Monday, September 09, 2013

Zombies Of The Ocean Deeps


One of the all-time great movie titles headlines an occasionally spooky horror set off the coast of western Africa. Produced for Columbia’s B unit by Sam Katzman, 1957's ZOMBIES OF MORA TAU suffers from a limited budget that prevents prolific director Edward L. Cahn (CURSE OF THE FACELESS MAN) from exploiting writer Bernard Gordon’s (EARTH VS. THE FLYING SAUCER) lurid premise to its fullest.

A salvage team bankrolled by irritable George Harrison (Joel Ashley), which includes stud diver Jeff Clark (Gregg Palmer) and Harrison’s hot-to-trot wife Mona (Allison Hayes, later in ATTACK OF THE 50 FOOT WOMAN), arrives on the island of Mora Tau to cannibalize a sunken ship containing a fortune in diamonds. What they don’t know until they arrive at the stately seashore estate of elderly Mrs. Peters (Marjorie Eaton) and her innocent blond great-granddaughter Jan (Autumn Russell) is that the treasure is being guarded by zombies—the dead crewmen who went down with the ship sixty years ago and have killed all the fortune hunters who have pursued the diamonds ever since.

Shot mostly on the Columbia backlot and at the Los Angeles Arboretum (the Peters estate exterior is the Queen Anne Cottage, also seen on many TV shows like MISSION: IMPOSSIBLE and FANTASY ISLAND), MORA TAU moves along at a decent clip and serves up plenty of zombie action. Cahn films the zombies in a similar style as his CREATURE WITH THE ATOM BRAIN, complete with chilling shots of bloodless bullet squibs tearing apart the zombies’ chests.
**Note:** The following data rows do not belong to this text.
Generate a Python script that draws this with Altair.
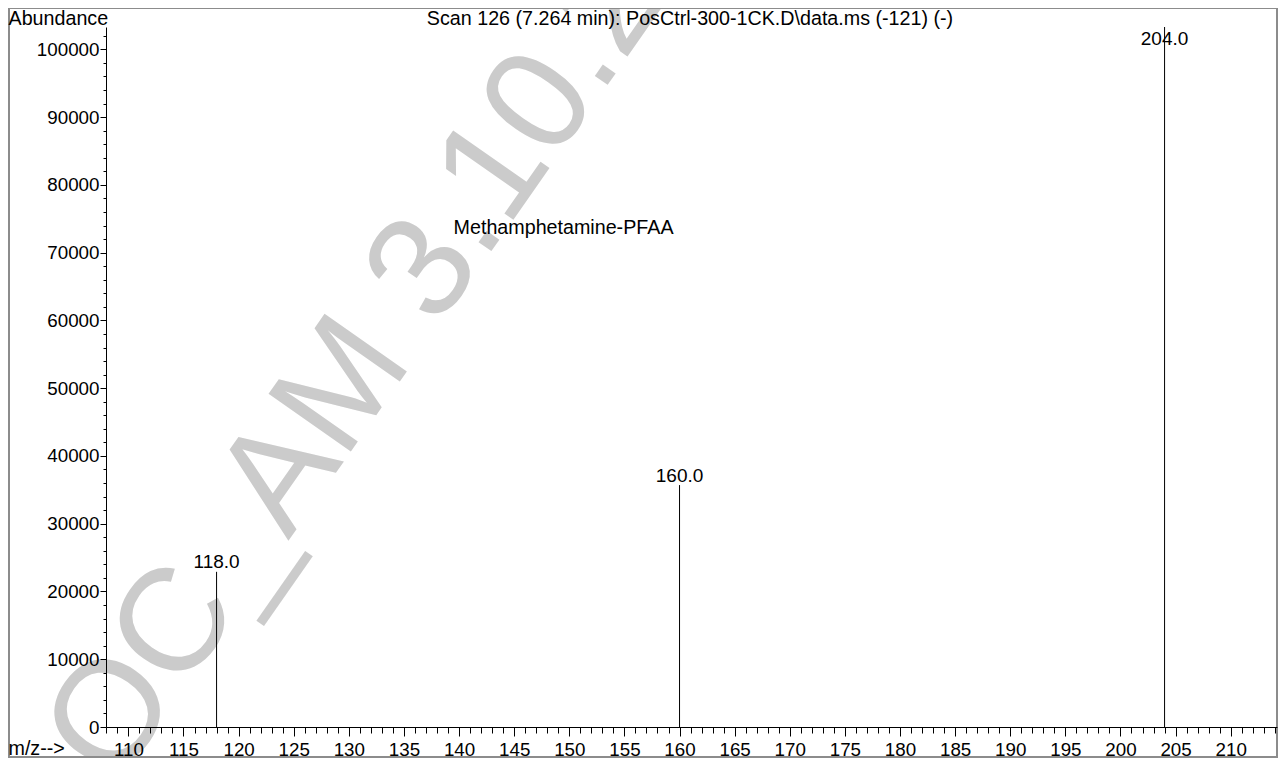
import altair as alt
import pandas as pd

FONT = "Liberation Sans"

# ---- data ----
mz = [118.0, 160.0, 204.0]
abundance = [22900, 35700, 103300]
peak_labels = ["118.0", "160.0", "204.0"]

title_text = ["Scan 126 (7.264 min): PosCtrl-300-1CK.D\\data.ms (-121) (-)"]
compound_name = ["Methamphetamine-PFAA"]
compound_mz = [139.5]
compound_abundance = [72800]
watermark_text = ["OC_AM 3.10.2"]

x_tick_values = list(range(108, 215))
y_tick_values = list(range(0, 103001, 2000))
x_domain = [107.97, 214.2]
y_domain = [0, 103300]

W, H = 1171, 700

peaks = pd.DataFrame({"mz": mz, "abundance": abundance, "label": peak_labels})
compound = pd.DataFrame({"name": compound_name, "mz": compound_mz, "abundance": compound_abundance})
titles = pd.DataFrame({"t": title_text})
wm = pd.DataFrame({"t": watermark_text})
one = pd.DataFrame({"a": [0]})

x_scale = alt.Scale(domain=x_domain, nice=False, zero=False)
y_scale = alt.Scale(domain=y_domain, nice=False, zero=False)

x_axis = alt.Axis(
    values=x_tick_values,
    format="d",
    labelExpr="datum.value % 5 === 0 ? datum.label : ''",
    tickSize={"condition": {"test": "datum.value % 5 === 0", "value": 9}, "value": 6},
    labelBaseline="alphabetic",
    labelPadding=19,
    labelFontSize=18.8,
    labelOverlap=False,
    labelFlush=False,
    labelBound=False,
    title="m/z-->",
    titleAngle=0,
    titleX=-98,
    titleY=27,
    titleAlign="left",
    titleBaseline="alphabetic",
    titleFontSize=19.7,
    titleFontWeight="normal",
    grid=False,
    zindex=1,
)
y_axis = alt.Axis(
    values=y_tick_values,
    format="d",
    labelExpr="datum.value % 10000 === 0 ? datum.label : ''",
    tickSize={"condition": {"test": "datum.value % 10000 === 0", "value": 6}, "value": 3},
    labelPadding=1,
    labelFontSize=18.8,
    labelOverlap=False,
    labelFlush=False,
    labelBound=False,
    title="Abundance",
    titleAngle=0,
    titleX=-98,
    titleY=-2.5,
    titleAlign="left",
    titleBaseline="alphabetic",
    titleFontSize=19.7,
    titleFontWeight="normal",
    grid=False,
    zindex=1,
)

watermark = alt.Chart(wm).mark_text(
    angle=305, fontSize=146, color="#cbcbcb", align="left", baseline="alphabetic", font=FONT
).encode(text="t:N", x=alt.value(10), y=alt.value(760))

frame = alt.Chart(one).mark_rect(
    fillOpacity=0, stroke="#8c8c8c", strokeWidth=2
).encode(x=alt.value(-97), x2=alt.value(W), y=alt.value(-19), y2=alt.value(730))

rules = alt.Chart(peaks).mark_rule(color="black", strokeWidth=1).encode(
    x=alt.X("mz:Q", scale=x_scale, axis=x_axis),
    y=alt.Y("abundance:Q", scale=y_scale, axis=y_axis),
    y2=alt.datum(0),
)

peak_text = alt.Chart(peaks).transform_calculate(
    ly="min(datum.abundance, 100200)"
).mark_text(
    fontSize=19, font=FONT, color="black", baseline="alphabetic", align="center", dy=-3.5
).encode(
    x=alt.X("mz:Q", scale=x_scale, axis=x_axis),
    y=alt.Y("ly:Q", scale=y_scale, axis=y_axis),
    text="label:N",
)

compound_text = alt.Chart(compound).mark_text(
    fontSize=19.7, font=FONT, color="black", baseline="alphabetic", align="left"
).encode(
    x=alt.X("mz:Q", scale=x_scale, axis=x_axis),
    y=alt.Y("abundance:Q", scale=y_scale, axis=y_axis),
    text="name:N",
)

title = alt.Chart(titles).mark_text(
    fontSize=19.7, font=FONT, color="black", baseline="alphabetic", align="center"
).encode(text="t:N", x=alt.value(584), y=alt.value(-2.5))

chart = (
    alt.layer(watermark, frame, rules, peak_text, compound_text, title)
    .properties(
        width=W,
        height=H,
        autosize=alt.AutoSizeParams(type="none"),
        padding={"left": 98, "top": 19, "right": 1, "bottom": 31},
        background="white",
    )
    .configure_view(stroke=None)
    .configure_axis(
        domainColor="black",
        domainWidth=1,
        tickColor="black",
        tickWidth=1,
        labelColor="black",
        titleColor="black",
        labelFont=FONT,
        titleFont=FONT,
    )
)

chart.save("out.html", embed_options={"renderer": "svg", "actions": False})
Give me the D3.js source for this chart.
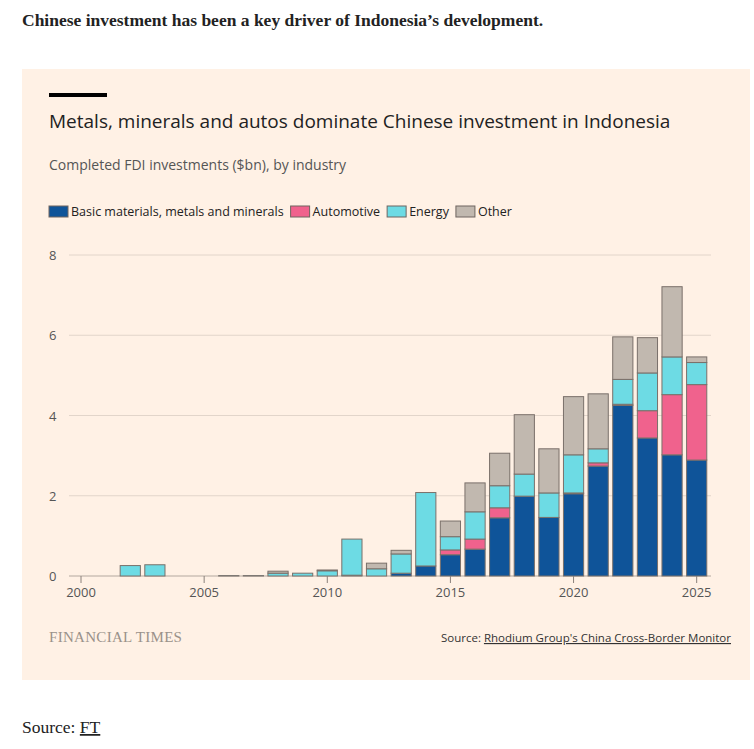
<!DOCTYPE html>
<html><head><meta charset="utf-8">
<script src="https://cdn.jsdelivr.net/npm/d3@7"></script>
<style>body{margin:0;background:#fff;}svg{display:block}</style>
</head><body><svg id="c" width="754" height="749"></svg>
<script>
const years = d3.range(2000, 2026);
const basic = [0,0,0,0,0,0,0,0,0,0,0,0.02,0,0.07,0.25,0.53,0.67,1.45,1.99,1.46,2.05,2.74,4.25,3.44,3.02,2.89];
const auto  = [0,0,0,0,0,0,0,0,0,0,0,0,0,0,0,0.12,0.25,0.25,0,0,0.02,0.08,0.03,0.68,1.50,1.88];
const energy= [0,0,0.26,0.28,0,0,0.01,0.01,0.07,0.07,0.13,0.90,0.18,0.48,1.83,0.33,0.68,0.55,0.55,0.61,0.95,0.35,0.62,0.94,0.94,0.55];
const other = [0,0,0,0,0,0,0,0,0.05,0,0.02,0,0.14,0.09,0,0.39,0.72,0.81,1.48,1.10,1.45,1.37,1.06,0.88,1.75,0.14];
const seriesNames = ["Basic materials, metals and minerals","Automotive","Energy","Other"];
const colors = ["#0f5499","#f0628d","#6ddbe4","#c1b8af"];
const yTicks = [0,2,4,6,8];
const xTicks = [2000,2005,2010,2015,2020,2025];

const svg = d3.select("#c");
svg.append("text").attr("x",22).attr("y",26).attr("font-family","Liberation Serif, serif").attr("font-weight","bold").attr("font-size",17.5).attr("fill","#222").text("Chinese investment has been a key driver of Indonesia’s development.");
svg.append("rect").attr("x",22).attr("y",69).attr("width",728).attr("height",611).attr("fill","#fff1e5");
svg.append("rect").attr("x",49).attr("y",93).attr("width",58).attr("height",4).attr("fill","#000");
const sans="Open Sans, sans-serif";
svg.append("text").attr("x",49).attr("y",128).attr("font-family",sans).attr("font-size",19).attr("fill","#222").text("Metals, minerals and autos dominate Chinese investment in Indonesia");
svg.append("text").attr("x",49).attr("y",170).attr("font-family",sans).attr("font-size",14).attr("fill","#555").text("Completed FDI investments ($bn), by industry");

// legend
let lx=49;
const lg=svg.append("g");
seriesNames.forEach((n,i)=>{
  lg.append("rect").attr("x",lx).attr("y",206).attr("width",19).attr("height",11).attr("fill",colors[i]).attr("stroke","#6e6560");
  const t=lg.append("text").attr("x",lx+22).attr("y",216).attr("font-family",sans).attr("font-size",12.5).attr("fill","#222").text(n);
  lx+=22+t.node().getComputedTextLength()+7;
});

const x=d3.scaleBand().domain(years).range([68.7,709]).paddingInner(0.18).paddingOuter(0.09);
const y=d3.scaleLinear().domain([0,8]).range([576,255]);
const g=svg.append("g");
yTicks.forEach(t=>{
  g.append("line").attr("x1",69).attr("x2",711).attr("y1",y(t)).attr("y2",y(t)).attr("stroke",t===0?"#b3a89f":"#e2d5ca").attr("stroke-width",1);
  g.append("text").attr("x",49).attr("y",y(t)+5).attr("font-family",sans).attr("font-size",13).attr("fill","#555").text(t);
});
const data=years.map((yr,i)=>({year:yr,a:basic[i],b:auto[i],c:energy[i],d:other[i]}));
const stack=d3.stack().keys(["a","b","c","d"])(data);
stack.forEach((s,si)=>{
  g.selectAll(null).data(s.filter(d=>d[1]-d[0]>0)).enter().append("rect")
   .attr("x",d=>x(d.data.year)).attr("width",x.bandwidth())
   .attr("y",d=>y(d[1])).attr("height",d=>y(d[0])-y(d[1]))
   .attr("fill",colors[si]).attr("stroke","#7a706a").attr("stroke-width",1);
});
xTicks.forEach(t=>{
  const cx=x(t)+x.bandwidth()/2;
  g.append("line").attr("x1",cx).attr("x2",cx).attr("y1",576).attr("y2",583).attr("stroke","#8a807a");
  g.append("text").attr("x",cx).attr("y",597).attr("text-anchor","middle").attr("font-family",sans).attr("font-size",13).attr("fill","#555").text(t);
});

svg.append("text").attr("x",49).attr("y",642).attr("font-family","Liberation Serif, serif").attr("font-size",15).attr("fill","#9a918a").attr("letter-spacing",0.3).text("FINANCIAL TIMES");
const src=svg.append("text").attr("x",731).attr("y",642).attr("text-anchor","end").attr("font-family",sans).attr("font-size",11.5).attr("fill","#333");
src.append("tspan").text("Source: ");
src.append("tspan").attr("text-decoration","underline").text("Rhodium Group's China Cross-Border Monitor");
const s2=svg.append("text").attr("x",22).attr("y",733).attr("font-family","Liberation Serif, serif").attr("font-size",17.5).attr("fill","#222");
s2.append("tspan").text("Source: ");
s2.append("tspan").attr("text-decoration","underline").text("FT");
</script></body></html>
Katzman’s tightness with a buck harms the picture at times. The exterior of Harrison’s ship is clearly a set with a gray “sky” backdrop, and the underwater scenes are filmed on “dry” sets with the actors wearing soap bubble blowers on their diving suits and unconvincingly walking slowly to evince moving through water. Besides Hayes’ smoldering bitch of a performance, the acting is none too great and often, like Gordon’s dialogue, hilarious (I especially love the dumb crewman who forgets he has one flare left in his gun and throws the weapon at his zombie pursuer).